L’avocat de Bedjaoui tente d’influencer la justice libanaise en déclarant que les autorités judiciaires aux États-Unis, à Hong Kong et en Irlande ont toutes refusé de remettre les documents à De Pasquale pour les besoins de son enquête sur des accusations de fraude contre Berlusconi, estimant que sa demande d’entraide judiciaire a été affaiblie par de fausses déclarations, les omissions et les incohérences. L’avocat de Farid Bedjaoui précise au journal que De Pasquale fait actuellement une tentative similaire dans le Liban en déposant une demande contenant des fausses déclarations sur la base de l’intention malveillante qui est la raison de notre action en justice.
«Nous avons demandé au procureur de la République de ne pas agir sur la lettre de commission rogatoire transmise par le procureur De Pasquale.» Mais, tous les observateurs sont sceptiques quant aux allégations de Bedjaoui et son cabinet d’avocats. En 2013, la justice libanaise avait levé le secret bancaire pour permettre une enquête sur les comptes de Bedjaoui au Liban, et il y a deux semaines seulement, l’autorité judiciaire libanaise a gelé ses avoirs. Bedjaoui conteste également la décision de la Banque centrale libanaise qui a ordonné le gel de ses avoirs. Car, il appréhende une saisie pure et simple des sommes englouties dans ces comptes.

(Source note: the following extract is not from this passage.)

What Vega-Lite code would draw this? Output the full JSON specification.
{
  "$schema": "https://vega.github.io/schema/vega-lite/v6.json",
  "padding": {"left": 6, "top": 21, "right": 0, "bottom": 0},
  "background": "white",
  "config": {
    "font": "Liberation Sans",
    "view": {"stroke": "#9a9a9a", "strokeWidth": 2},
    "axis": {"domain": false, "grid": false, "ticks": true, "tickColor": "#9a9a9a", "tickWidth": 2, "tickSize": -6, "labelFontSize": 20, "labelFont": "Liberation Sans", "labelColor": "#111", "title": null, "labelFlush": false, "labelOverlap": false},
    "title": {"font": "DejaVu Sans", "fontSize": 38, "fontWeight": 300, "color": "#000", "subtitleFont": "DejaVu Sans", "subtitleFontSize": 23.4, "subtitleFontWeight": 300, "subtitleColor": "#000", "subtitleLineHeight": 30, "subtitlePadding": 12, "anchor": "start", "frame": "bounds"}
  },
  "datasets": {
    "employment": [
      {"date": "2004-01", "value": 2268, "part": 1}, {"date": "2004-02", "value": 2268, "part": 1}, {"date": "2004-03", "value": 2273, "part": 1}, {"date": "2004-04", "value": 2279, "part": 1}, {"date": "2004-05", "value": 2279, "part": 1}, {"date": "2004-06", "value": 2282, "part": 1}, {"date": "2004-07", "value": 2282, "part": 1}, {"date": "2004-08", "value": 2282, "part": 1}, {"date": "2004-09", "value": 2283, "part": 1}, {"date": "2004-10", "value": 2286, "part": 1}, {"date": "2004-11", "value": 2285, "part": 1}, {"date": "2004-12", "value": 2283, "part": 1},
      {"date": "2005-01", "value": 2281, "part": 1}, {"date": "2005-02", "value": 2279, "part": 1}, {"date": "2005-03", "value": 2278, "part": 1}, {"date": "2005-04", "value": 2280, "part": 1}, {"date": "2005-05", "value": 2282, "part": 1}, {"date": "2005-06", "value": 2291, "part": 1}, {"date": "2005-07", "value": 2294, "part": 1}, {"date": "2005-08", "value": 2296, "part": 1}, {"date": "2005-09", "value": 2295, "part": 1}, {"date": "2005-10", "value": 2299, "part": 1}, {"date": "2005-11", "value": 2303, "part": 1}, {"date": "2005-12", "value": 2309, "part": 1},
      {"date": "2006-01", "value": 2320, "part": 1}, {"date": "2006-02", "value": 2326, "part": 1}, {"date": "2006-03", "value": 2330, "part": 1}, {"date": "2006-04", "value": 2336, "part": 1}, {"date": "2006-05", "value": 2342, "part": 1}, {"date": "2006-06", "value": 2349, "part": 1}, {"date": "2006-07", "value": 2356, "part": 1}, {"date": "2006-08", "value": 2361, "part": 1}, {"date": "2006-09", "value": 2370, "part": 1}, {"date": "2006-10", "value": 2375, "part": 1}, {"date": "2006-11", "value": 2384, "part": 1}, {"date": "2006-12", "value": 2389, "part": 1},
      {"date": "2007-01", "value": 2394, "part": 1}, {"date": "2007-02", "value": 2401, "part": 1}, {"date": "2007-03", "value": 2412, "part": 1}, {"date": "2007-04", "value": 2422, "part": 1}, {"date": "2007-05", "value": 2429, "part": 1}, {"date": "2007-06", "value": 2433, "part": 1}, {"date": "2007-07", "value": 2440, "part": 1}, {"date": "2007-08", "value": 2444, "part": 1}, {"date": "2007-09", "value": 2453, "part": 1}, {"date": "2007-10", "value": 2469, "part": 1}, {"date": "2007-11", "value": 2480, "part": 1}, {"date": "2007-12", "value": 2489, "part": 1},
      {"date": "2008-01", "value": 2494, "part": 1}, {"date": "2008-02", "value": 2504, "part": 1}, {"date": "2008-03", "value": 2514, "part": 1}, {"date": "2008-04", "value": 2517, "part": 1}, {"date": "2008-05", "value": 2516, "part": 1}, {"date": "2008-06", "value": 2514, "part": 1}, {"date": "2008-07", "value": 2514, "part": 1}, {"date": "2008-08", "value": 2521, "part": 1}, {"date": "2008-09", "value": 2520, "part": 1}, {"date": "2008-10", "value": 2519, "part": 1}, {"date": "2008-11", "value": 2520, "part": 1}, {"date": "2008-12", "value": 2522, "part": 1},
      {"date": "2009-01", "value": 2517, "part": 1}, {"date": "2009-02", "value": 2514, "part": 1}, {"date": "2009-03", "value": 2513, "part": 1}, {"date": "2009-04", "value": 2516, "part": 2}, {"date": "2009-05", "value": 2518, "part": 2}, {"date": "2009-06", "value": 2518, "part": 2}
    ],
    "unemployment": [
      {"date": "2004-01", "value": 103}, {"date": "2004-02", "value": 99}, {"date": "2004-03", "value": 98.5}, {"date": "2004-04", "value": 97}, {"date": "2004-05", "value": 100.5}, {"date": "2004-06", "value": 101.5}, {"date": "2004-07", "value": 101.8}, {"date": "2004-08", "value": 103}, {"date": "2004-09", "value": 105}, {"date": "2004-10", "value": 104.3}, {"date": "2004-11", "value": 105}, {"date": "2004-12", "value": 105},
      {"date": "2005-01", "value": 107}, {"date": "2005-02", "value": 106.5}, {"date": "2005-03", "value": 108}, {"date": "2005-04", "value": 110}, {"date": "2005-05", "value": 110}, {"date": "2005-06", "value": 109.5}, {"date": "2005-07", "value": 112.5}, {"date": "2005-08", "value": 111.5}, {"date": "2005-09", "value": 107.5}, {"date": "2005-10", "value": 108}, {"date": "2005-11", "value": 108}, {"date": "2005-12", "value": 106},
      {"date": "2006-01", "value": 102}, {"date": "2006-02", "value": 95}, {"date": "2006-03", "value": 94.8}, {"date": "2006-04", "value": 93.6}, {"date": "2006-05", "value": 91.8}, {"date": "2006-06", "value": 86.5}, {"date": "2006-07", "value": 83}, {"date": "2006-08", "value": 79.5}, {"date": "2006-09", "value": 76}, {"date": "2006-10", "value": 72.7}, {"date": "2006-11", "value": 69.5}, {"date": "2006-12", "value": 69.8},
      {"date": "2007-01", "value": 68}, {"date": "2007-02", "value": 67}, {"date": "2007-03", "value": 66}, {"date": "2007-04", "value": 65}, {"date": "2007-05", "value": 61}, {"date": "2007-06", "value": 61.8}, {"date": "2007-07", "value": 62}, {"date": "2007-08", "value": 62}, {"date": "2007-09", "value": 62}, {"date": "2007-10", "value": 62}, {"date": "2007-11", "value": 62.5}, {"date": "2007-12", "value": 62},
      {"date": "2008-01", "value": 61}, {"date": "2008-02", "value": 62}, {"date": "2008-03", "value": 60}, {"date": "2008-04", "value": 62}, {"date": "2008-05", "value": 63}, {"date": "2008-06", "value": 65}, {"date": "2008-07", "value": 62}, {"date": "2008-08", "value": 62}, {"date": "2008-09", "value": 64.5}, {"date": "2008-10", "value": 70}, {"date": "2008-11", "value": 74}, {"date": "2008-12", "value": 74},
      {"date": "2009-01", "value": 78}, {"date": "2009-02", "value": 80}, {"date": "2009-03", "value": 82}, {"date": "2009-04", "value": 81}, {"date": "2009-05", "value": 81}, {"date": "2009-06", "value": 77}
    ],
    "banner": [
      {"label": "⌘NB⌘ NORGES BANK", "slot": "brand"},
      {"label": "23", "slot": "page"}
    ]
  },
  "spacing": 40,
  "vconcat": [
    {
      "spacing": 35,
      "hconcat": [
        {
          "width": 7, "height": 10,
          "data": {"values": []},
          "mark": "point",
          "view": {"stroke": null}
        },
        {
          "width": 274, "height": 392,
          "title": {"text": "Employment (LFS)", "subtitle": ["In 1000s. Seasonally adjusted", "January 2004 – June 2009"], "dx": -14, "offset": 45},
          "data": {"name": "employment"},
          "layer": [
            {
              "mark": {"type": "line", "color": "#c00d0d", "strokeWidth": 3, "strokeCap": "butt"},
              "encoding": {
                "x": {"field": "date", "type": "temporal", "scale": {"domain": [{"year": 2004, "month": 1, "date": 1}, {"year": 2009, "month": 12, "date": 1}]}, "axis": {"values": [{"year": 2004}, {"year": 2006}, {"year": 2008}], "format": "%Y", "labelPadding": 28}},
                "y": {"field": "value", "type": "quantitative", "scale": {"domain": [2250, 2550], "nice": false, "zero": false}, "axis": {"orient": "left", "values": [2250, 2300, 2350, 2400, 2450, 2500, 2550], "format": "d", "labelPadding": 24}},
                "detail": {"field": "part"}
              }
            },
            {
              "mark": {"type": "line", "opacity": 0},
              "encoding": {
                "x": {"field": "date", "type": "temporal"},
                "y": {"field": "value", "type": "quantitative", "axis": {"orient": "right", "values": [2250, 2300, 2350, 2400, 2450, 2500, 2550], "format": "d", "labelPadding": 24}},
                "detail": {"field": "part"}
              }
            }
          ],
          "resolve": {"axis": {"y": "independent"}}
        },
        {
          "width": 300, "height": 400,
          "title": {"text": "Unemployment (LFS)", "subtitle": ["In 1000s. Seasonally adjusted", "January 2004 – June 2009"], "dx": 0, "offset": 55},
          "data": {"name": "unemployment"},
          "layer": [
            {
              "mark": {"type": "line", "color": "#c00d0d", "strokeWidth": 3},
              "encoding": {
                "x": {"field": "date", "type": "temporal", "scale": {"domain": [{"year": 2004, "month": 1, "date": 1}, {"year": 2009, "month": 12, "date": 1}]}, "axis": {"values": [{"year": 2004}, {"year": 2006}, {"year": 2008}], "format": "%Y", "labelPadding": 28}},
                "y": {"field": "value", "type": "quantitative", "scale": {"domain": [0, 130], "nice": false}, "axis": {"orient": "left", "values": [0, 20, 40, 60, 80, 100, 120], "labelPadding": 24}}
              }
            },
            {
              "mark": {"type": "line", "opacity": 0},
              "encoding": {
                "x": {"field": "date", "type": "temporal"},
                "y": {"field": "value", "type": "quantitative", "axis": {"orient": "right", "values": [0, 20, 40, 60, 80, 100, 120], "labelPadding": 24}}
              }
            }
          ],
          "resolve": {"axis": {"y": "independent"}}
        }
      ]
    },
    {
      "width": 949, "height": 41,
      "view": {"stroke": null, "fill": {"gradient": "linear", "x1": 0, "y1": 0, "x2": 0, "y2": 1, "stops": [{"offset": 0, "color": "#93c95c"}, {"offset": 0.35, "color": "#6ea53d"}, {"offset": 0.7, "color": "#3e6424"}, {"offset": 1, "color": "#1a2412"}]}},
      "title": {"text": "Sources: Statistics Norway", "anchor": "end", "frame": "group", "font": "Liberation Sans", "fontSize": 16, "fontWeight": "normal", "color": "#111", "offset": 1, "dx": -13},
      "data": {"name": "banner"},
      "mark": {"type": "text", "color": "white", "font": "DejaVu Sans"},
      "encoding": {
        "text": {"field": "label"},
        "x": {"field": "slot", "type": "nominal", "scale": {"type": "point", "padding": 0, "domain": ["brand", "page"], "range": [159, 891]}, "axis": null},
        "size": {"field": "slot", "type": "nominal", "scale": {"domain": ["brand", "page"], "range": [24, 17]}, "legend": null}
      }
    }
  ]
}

Chakib Khelil prépare ses bagages
Outre cette mauvaise nouvelle, Chakib Khelil est inquiet des échos qui lui parviennent d’Italie. En effet, le gouvernement de Mateo Renzi a décidé d’exclure, des instances dirigeantes des entreprises publiques ou en participation, tout administrateur inculpé de délit financier. Première victime de cette décision, Paolo Scaroni, le complice de Chakib Khelil dans les affaires Sonatrach-Saipem.
Cette décision est synonyme d’une volonté politique d’en finir avec cette affaire de Sonatrach-Saipem qui a pollué le climat des affaires en Italie. Pourchassé par une enquête sur KBR aux Etats-Unis, Chakib Khelil est certain que si Scaroni tombe, il sera inquiété partout dans le monde. Surtout par les Américains. Toutes ces raisons ont incité des personnes, ayant encore de l’influence, à entreprendre des démarches auprès de l’homme fort des Emirats, Mohamed Al Shaibani, le chef de cabinet de l’émir et le gestionnaire de plusieurs fonds souverains.
Al Shaibani est prié de garantir, à Chakib Khelil, une vie paisible à Dubaï comme il l’a fait pour Farid Bedjaoui. Cette homme a, en effet, usé de tout son poids pour que la justice émiratie ne coopère pas pleinement avec le juge italien qui devient un véritable cauchemar pour les personnes impliquées dans les affaires de la Sonatrach. De Pasquale est certain et il ne le cache plus, qu’une bonne partie de l’argent de la corruption a été placée par Chakib Khelil et Farid Bedjaoui dans des actions anonymes aux Emirats, après l’avoir transférée du principal compte de Hong Kong.
Al Shaibani et son Emirat doit beaucoup à certaines personnes en Algérie, qui lui ont facilité l’accès à d’énormes investissements évalués à plus de 30 milliards de dollars dans notamment l’industrie (l’usine de Philip Morris qu’il a revendue récemment), le tourisme (projet Emiral de Sidi Fredj et Dounya Park de Ouled Fayet), la finance (banque Essalam), les services (les ports d’Alger et de Djendjen) et surtout le pétrole (la compagnie espagnole Cepsa, devenue à 100% émiratie). Le gouvernement des Emirats arabes unis, qui a bénéficié de toutes ces largesses en Algérie, est appelé à consentir des efforts pour protéger Chakib Khelil de son gourou italien, Fabio De Pasquale.